Balasore: India test-fired its home-grown air-to-air beyond visual range (BVR) missile, the Astra, for the second time in two days from its Integrated Test Range (ITR) at Chandipur in the coastal district of Balasore, near here.
Officials said the Astra, meaning 'weapon' in Sanskrit, was tested just a little after 10 am on Monday. The fights are aimed at studying the ballistic performance and control of the missile at low altitudes and shorter ranges, as part of an ongoing development programme of the missile. The missile is apparently being tested for effectiveness in the 25-40 km range.
Scientists had tested the missile on Sunday as well.

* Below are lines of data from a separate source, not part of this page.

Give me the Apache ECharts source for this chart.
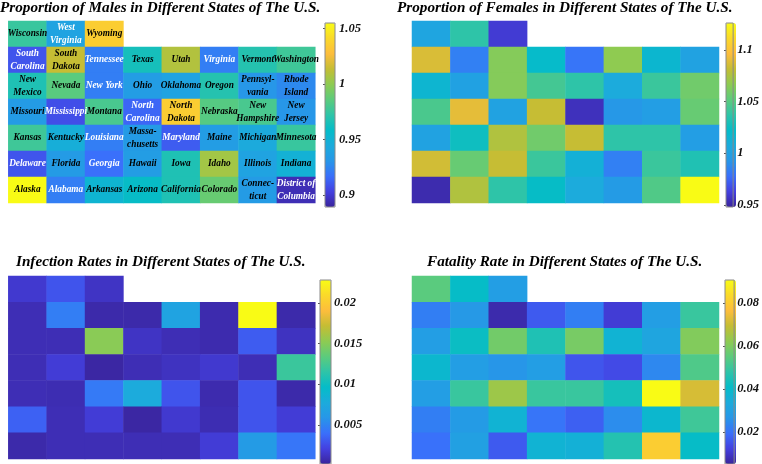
<!DOCTYPE html>
<html><head><meta charset="utf-8">
<style>html,body{margin:0;padding:0;background:#fff}#c{width:762px;height:464px}</style>
<script src="https://cdn.jsdelivr.net/npm/echarts@6/dist/echarts.min.js"></script>
</head><body><div id="c"></div>
<script>
const stateNames = [
 ["Wisconsin","West\nVirginia","Wyoming"],
 ["South\nCarolina","South\nDakota","Tennessee","Texas","Utah","Virginia","Vermont","Washington"],
 ["New\nMexico","Nevada","New York","Ohio","Oklahoma","Oregon","Pennsyl-\nvania","Rhode\nIsland"],
 ["Missouri","Mississippi","Montana","North\nCarolina","North\nDakota","Nebraska","New\nHampshire","New\nJersey"],
 ["Kansas","Kentucky","Louisiana","Massa-\nchusetts","Maryland","Maine","Michigan","Minnesota"],
 ["Delaware","Florida","Georgia","Hawaii","Iowa","Idaho","Illinois","Indiana"],
 ["Alaska","Alabama","Arkansas","Arizona","California","Colorado","Connec-\nticut","District of\nColumbia"]
];
const whiteLabels = ["West\nVirginia","South\nCarolina","Tennessee","Virginia","New York","Mississippi","North\nCarolina","Louisiana","Maryland","Delaware","Georgia","Alabama","District of\nColumbia"];
const males = [
 [.975,.939,1.035],
 [.909,1.014,.922,.964,1.009,.922,.969,.977],
 [.967,.985,.922,.935,.939,.969,.931,.926],
 [.934,.907,.980,.914,1.035,.984,.980,.931],
 [.977,.947,.922,.934,.911,.935,.944,.975],
 [.909,.934,.917,.935,.967,1.005,.939,.949],
 [1.055,.922,.952,.959,.967,.989,.934,.894]
];
const females = [
 [1.003,1.037,.960],
 [1.087,.984,1.064,1.021,.980,1.067,1.017,1.001],
 [1.016,1.000,1.064,1.044,1.037,1.007,1.041,1.058],
 [1.046,1.090,1.001,1.082,.955,.994,.998,1.055],
 [1.001,1.026,1.076,1.058,1.082,1.037,1.037,.998],
 [1.085,1.055,1.082,1.041,1.012,.984,1.041,1.032],
 [.952,1.076,1.037,1.023,1.007,.996,1.048,1.126]
];
const infection = [
 [.0016,.0029,.0013],
 [.0009,.0047,.0006,.0006,.0070,.0007,.0228,.0006],
 [.0009,.0009,.0151,.0013,.0009,.0007,.0032,.0012],
 [.0009,.0018,.0004,.0009,.0012,.0016,.0009,.0120],
 [.0009,.0008,.0045,.0077,.0029,.0007,.0029,.0006],
 [.0034,.0009,.0018,.0004,.0016,.0008,.0029,.0018],
 [.0006,.0009,.0009,.0009,.0009,.0018,.0063,.0043]
];
const fatality = [
 [.0547,.0411,.0291],
 [.0222,.0274,.0068,.0162,.0222,.0111,.0291,.0496],
 [.0291,.0419,.0582,.0453,.0590,.0368,.0316,.0605],
 [.0385,.0291,.0265,.0291,.0154,.0137,.0239,.0530],
 [.0291,.0496,.0642,.0496,.0496,.0436,.0907,.0715],
 [.0222,.0282,.0368,.0205,.0171,.0248,.0385,.0505],
 [.0197,.0299,.0162,.0368,.0359,.0462,.0804,.0411]
];
const maleTicks = [0.9,0.95,1,1.05];
const femaleTicks = [0.95,1,1.05,1.1];
const infectionTicks = [0.005,0.01,0.015,0.02];
const fatalityTicks = [0.02,0.04,0.06,0.08];
const parula = ['#3a249c','#4440e0','#3a6ffb','#2796e8','#1cabdc','#04bcc8','#2ec4a8','#5ccb7c','#8ecb52','#c4bd34','#fdbd3c','#fad92a','#f9fb15'];
const font = '"Liberation Serif"';
const panels = [
 {title:"Proportion of Males in Different States of The U.S.",tx:0,ty:1,data:males,ticks:maleTicks,names:true,min:.889,max:1.055,m:4,
  g:{left:8.3,top:21,width:307,height:182},b:{left:325,top:23,width:10,height:184}},
 {title:"Proportion of Females in Different States of The U.S.",tx:397,ty:1,data:females,ticks:femaleTicks,min:.948,max:1.126,m:4,
  g:{left:412,top:21,width:307,height:182},b:{left:726,top:23,width:10,height:184}},
 {title:"Infection Rates in Different States of The U.S.",tx:16,ty:255,data:infection,ticks:infectionTicks,min:.0002,max:.0228,m:3,
  g:{left:8.3,top:276,width:307,height:183},b:{left:320,top:280,width:11,height:184}},
 {title:"Fatality Rate in Different States of The U.S.",tx:427,ty:255,data:fatality,ticks:fatalityTicks,min:.0051,max:.0907,m:3,
  g:{left:412,top:276,width:307,height:183},b:{left:725,top:280,width:11,height:184}}
];
const xCats=[0,1,2,3,4,5,6,7], yCats=[0,1,2,3,4,5,6];
const opt={animation:false,backgroundColor:'#fff',title:[],grid:[],xAxis:[],yAxis:[],visualMap:[],series:[]};
panels.forEach((p,i)=>{
  opt.title.push({text:p.title,left:p.tx,top:p.ty,padding:0,textStyle:{fontFamily:font,fontStyle:'italic',fontWeight:'bold',fontSize:15.2,color:'#000'}});
  opt.grid.push({...p.g,containLabel:false});
  opt.xAxis.push({type:'category',gridIndex:2*i,data:xCats,show:false});
  opt.yAxis.push({type:'category',gridIndex:2*i,data:yCats,inverse:true,show:false});
  opt.grid.push({...p.b,show:true,borderColor:'#8a8a8a',borderWidth:1,backgroundColor:'transparent',z:5});
  opt.xAxis.push({type:'value',gridIndex:2*i+1,show:false,min:0,max:1});
  opt.yAxis.push({type:'value',gridIndex:2*i+1,position:'right',min:p.min,max:p.max,splitLine:{show:false},
    axisLine:{show:false},
    axisTick:{show:true,inside:true,length:2,customValues:p.ticks,lineStyle:{color:'#555'}},
    axisLabel:{show:true,margin:p.m,customValues:p.ticks,formatter:v=>String(+v.toFixed(3)),fontFamily:font,fontStyle:'italic',fontWeight:'bold',fontSize:12.5,color:'#111'}});
  opt.visualMap.push({type:'continuous',seriesIndex:i,min:p.min,max:p.max,calculable:false,showLabel:false,text:['',''],
    left:p.b.left,top:p.b.top,itemWidth:p.b.width,itemHeight:p.b.height,padding:0,inRange:{color:parula},z:1});
  const d=[];
  p.data.forEach((row,r)=>row.forEach((v,c)=>{
    const it={value:[c,r,v]};
    if(p.names){const n=stateNames[r][c];it.name=n;it.label={show:true,formatter:n,color:whiteLabels.includes(n)?'#fff':'#000',
      fontFamily:font,fontStyle:'italic',fontWeight:'bold',fontSize:9.3,lineHeight:13};}
    d.push(it);
  }));
  opt.series.push({type:'heatmap',xAxisIndex:2*i,yAxisIndex:2*i,data:d,itemStyle:{borderWidth:0},emphasis:{disabled:true}});
});
echarts.init(document.getElementById('c'),null,{renderer:'canvas'}).setOption(opt);
</script></body></html>
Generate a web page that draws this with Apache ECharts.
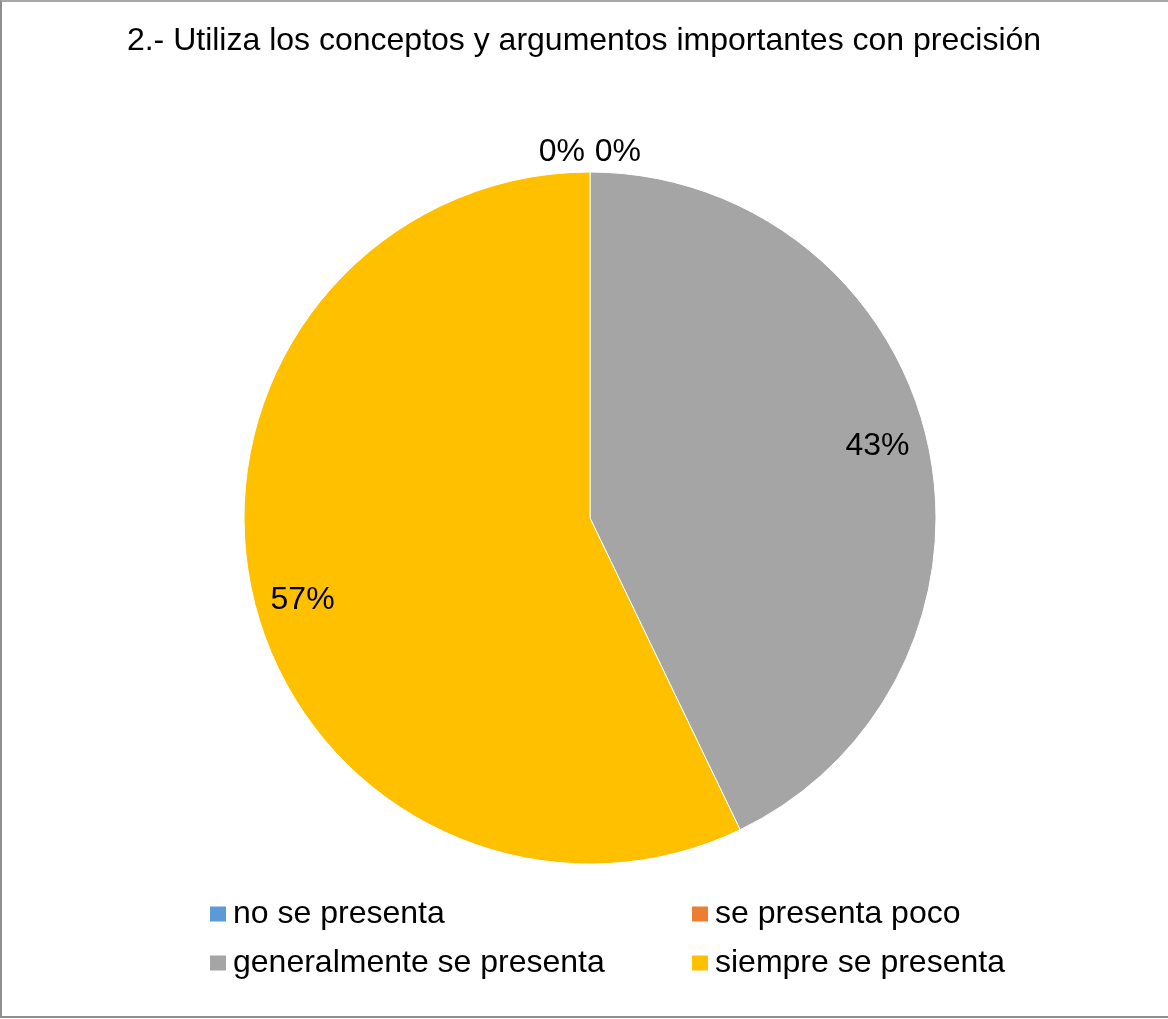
<!DOCTYPE html>
<html><head><meta charset="utf-8">
<script src="https://cdn.jsdelivr.net/npm/echarts@6/dist/echarts.min.js"></script>
<style>html,body{margin:0;padding:0;background:#fff}
#c{position:absolute;left:0;top:0;width:1168px;height:1019px}
#b{position:absolute;left:0;top:0;width:1168px;height:1018px;box-sizing:border-box;border-left:2px solid #8e8e8e;border-top:2px solid #a8a8a8;border-bottom:2px solid #8e8e8e;pointer-events:none}</style>
</head><body><div id="c"></div><div id="b"></div>
<script>
const titleText = '2.- Utiliza los conceptos y argumentos importantes con precisión';
const categories = ['no se presenta', 'se presenta poco', 'generalmente se presenta', 'siempre se presenta'];
const values = [0, 0, 3, 4];
const colors = ['#5B9BD5', '#ED7D31', '#A5A5A5', '#FFC000'];
const font = 'Liberation Sans, Arial, sans-serif';
const total = values.reduce((a, b) => a + b, 0);
const pct = v => Math.round(v / total * 100) + '%';

const chart = echarts.init(document.getElementById('c'), null, {renderer: 'canvas'});
const dataMain = categories.map((n, i) => ({name: n, value: values[i], itemStyle: {color: colors[i]},
  label: {show: values[i] === 0}}));
const dataLbl = categories.map((n, i) => ({name: n, value: values[i],
  label: {show: values[i] !== 0}}));
const legendText = {fontFamily: font, fontSize: 32, color: '#000', lineHeight: 32, padding: [0, 0, 0, 2]};
const legendBase = {orient: 'vertical', top: 898, padding: 0, itemWidth: 16, itemHeight: 15, itemGap: 17, icon: 'rect',
  itemStyle: {borderWidth: 0}, textStyle: legendText};
chart.setOption({
  animation: false,
  title: {text: titleText, left: 'center', top: 20, textStyle: {fontFamily: font, fontSize: 32, fontWeight: 'normal', color: '#000'}},
  legend: [
    Object.assign({data: [categories[0], categories[2]], left: 210}, legendBase),
    Object.assign({data: [categories[1], categories[3]], left: 692}, legendBase)
  ],
  series: [
    {type: 'pie', center: [590, 518], radius: 346, startAngle: 90, clockwise: true, avoidLabelOverlap: false,
     itemStyle: {borderColor: '#fff', borderWidth: 1},
     label: {position: 'outside', formatter: p => pct(p.value), fontFamily: font, fontSize: 32, color: '#000'},
     labelLine: {show: false, length: 4, length2: 0},
     labelLayout: p => p.dataIndex === 0 ? {dx: 0, dy: -16} : (p.dataIndex === 1 ? {dx: 56, dy: -16} : {}),
     data: dataMain},
    {type: 'pie', center: [590, 518], radius: [252, 346], startAngle: 90, clockwise: true, silent: true,
     itemStyle: {color: 'transparent'}, emphasis: {disabled: true},
     label: {position: 'inside', formatter: p => pct(p.value), fontFamily: font, fontSize: 32, color: '#000'},
     labelLayout: p => p.dataIndex === 2 ? {dx: -7, dy: -5} : (p.dataIndex === 3 ? {dx: 7, dy: 15} : {}),
     data: dataLbl}
  ]
});
</script></body></html>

Astra has been developed by the Hyderabad-based Defence Research and Development Laboratory (DRDL).
Meanwhile plans to test the Dhanush, a naval version of the Prithvi surface-to-surface missile, from a warship in the Bay of Bengal off the Orissa coast on Sunday have been postponed due to certain technical problems, according to sources. It would appear that the tests might have been brought forward to the next week.
The Astra is the first indigenous air-to-air missile developed by India and is reported to have a strike range of 80 km in head-on chase and 15 km in tail chase. This missile has undergone tests earlier in 2003 and 2005. Reportedly the Astra uses an indigenously developed solid fuel propellant, though a rocket/ramjet propulsion system, similar to that used in the Akash SAM project, is also under consideration.
The missile has an onboard radio-frequency seeker and an active homing range of 15 km. Armed with a pre-fragmented warhead it is also fitted with a proximity fuse. Apart from the existing radar fuse, work may also be on to arm it with a new laser fuse.
It needs to be stressed that all this is dated information, and that over two years, since last tested, the missile's performance parameters may have changed.